As for the ride quality, the Nissan seems to have tuned the Magnite for urban habitation. At slower speeds, the suspension setup is soft and very pliant. Everything from small irregularities to criminally-large potholes is well-absorbed without unsettling the occupants. Even the sharp-edged bumps are well taken care of. But when you go faster, the ride seems to lose its poise. There are thuds sent on the inside. On the upside, the 205mm of ground clearance is at par with the rivals and won’t bother you even in the trickiest of urban off-roading. The steering is slightly vague off the centre and there’s not much feedback either. That said, it is quite livable at slow speeds and when the speed increases there’s a good amount of weight added to it as well. However, we’d have loved a slightly better high-speed composure. As for the brakes, they do a good job for city usage, but they lack that solid feel at highway speeds.

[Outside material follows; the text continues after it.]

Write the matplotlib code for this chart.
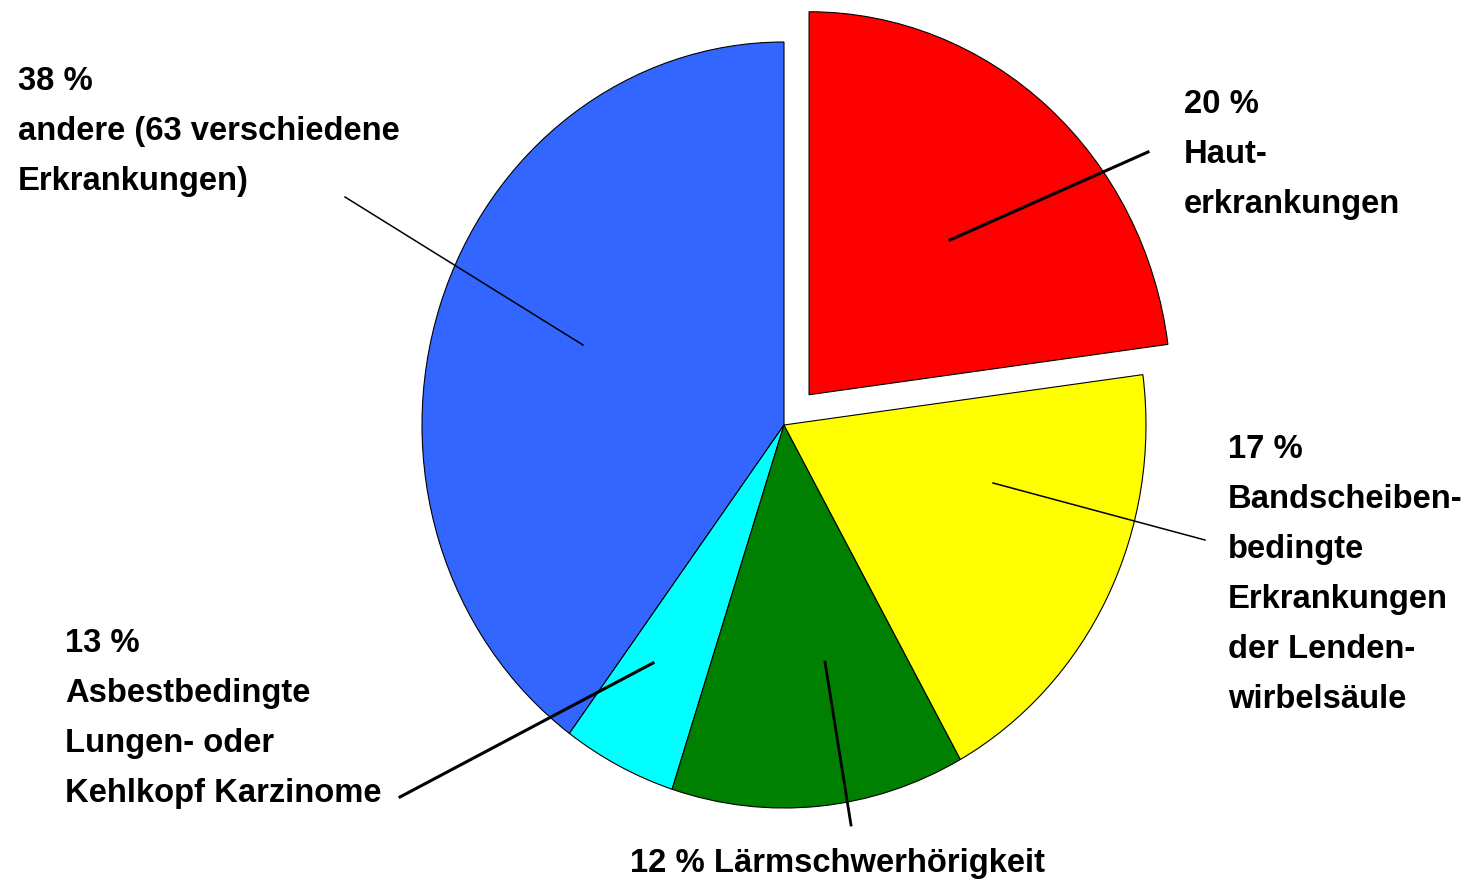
import matplotlib
matplotlib.use('Agg')
import matplotlib.pyplot as plt

plt.rcParams['font.family'] = ['Liberation Sans', 'DejaVu Sans']

# ==================== Daten (Anteile wie im Bild gezeichnet) ====================
categories = ['andere', 'Asbest', 'Laerm', 'Bandscheibe', 'Haut']
slice_values = [39.9, 5.1, 13.1, 19.0, 22.9]   # Winkel
slice_colors = ['#3366FF', '#00FFFF', '#008000', '#FFFF00', '#FF0000']
explode = [0, 0, 0, 0, 0.105]

label_texts = [
    '38 %\nandere (63 verschiedene\nErkrankungen)',
    '13 %\nAsbestbedingte\nLungen- oder\nKehlkopf Karzinome',
    '12 % Lärmschwerhörigkeit',
    '17 %\nBandscheiben-\nbedingte\nErkrankungen\nder Lenden-\nwirbelsäule',
    '20 %\nHaut-\nerkrankungen',
]

# Beschriftungspositionen (Pixel, oben links) und Hinweislinien
label_pos = [(18, 90), (65, 652), (630, 872), (1228, 458), (1184, 113)]
leader_lines = [((583, 345), (345, 197), 1.1),
                ((653, 663), (400, 797), 2.2),
                ((825, 662), (851, 825), 2.0),
                ((993, 483), (1205, 540), 1.1),
                ((950, 240), (1148, 152), 2.2)]

# ==================== Layout ====================
W, H = 1468, 880
cx, cy, rx, ry = 784, 425, 362, 383

fig = plt.figure(figsize=(W / 100, H / 100), dpi=100)
ax = fig.add_axes([0, 0, 1, 1])

ax.pie(slice_values, colors=slice_colors, explode=explode, startangle=90,
       counterclock=True, radius=1,
       wedgeprops=dict(edgecolor='black', linewidth=0.8))
ax.set_aspect('auto')
ax.set_xlim(-cx / rx, (W - cx) / rx)
ax.set_ylim((cy - H) / ry, cy / ry)
ax.axis('off')


def px(x, y):
    return x / W, 1 - y / H


for (p0, p1, lw) in leader_lines:
    x0, y0 = px(*p0)
    x1, y1 = px(*p1)
    fig.add_artist(plt.Line2D([x0, x1], [y0, y1], transform=fig.transFigure,
                              color='black', linewidth=lw))

for txt, (x, y) in zip(label_texts, label_pos):
    for i, line in enumerate(txt.split('\n')):
        fx, fy = px(x, y + i * 50)
        fig.text(fx, fy, line, ha='left', va='baseline', fontsize=23.6,
                 fontweight='bold', color='black')

fig.savefig('out.png', dpi=100, facecolor='white')
plt.close(fig)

When launched on 2 December, the Nissan Magnite range is expected to start at Rs 5.5 lakh and will go up to Rs 9.5 lakh (ex-showroom). So, the Magnite has a huge task at hand. With its strategic pricing, it needs to get Nissan the sales numbers that have eluded the Japanese manufacturer for a long time. While at it, it will also have to take on some much-established competition. What works in its favour so far are – good design, spacious cabin, loads of features, and a peppy powertrain. It could, however, do with better suspension and steering setup, and better quality of materials on the inside. But these aren’t a deal-breaker in any way. We just hope Nissan sorts out its dealership and service network because the Magnite is a product with a lot of potentials.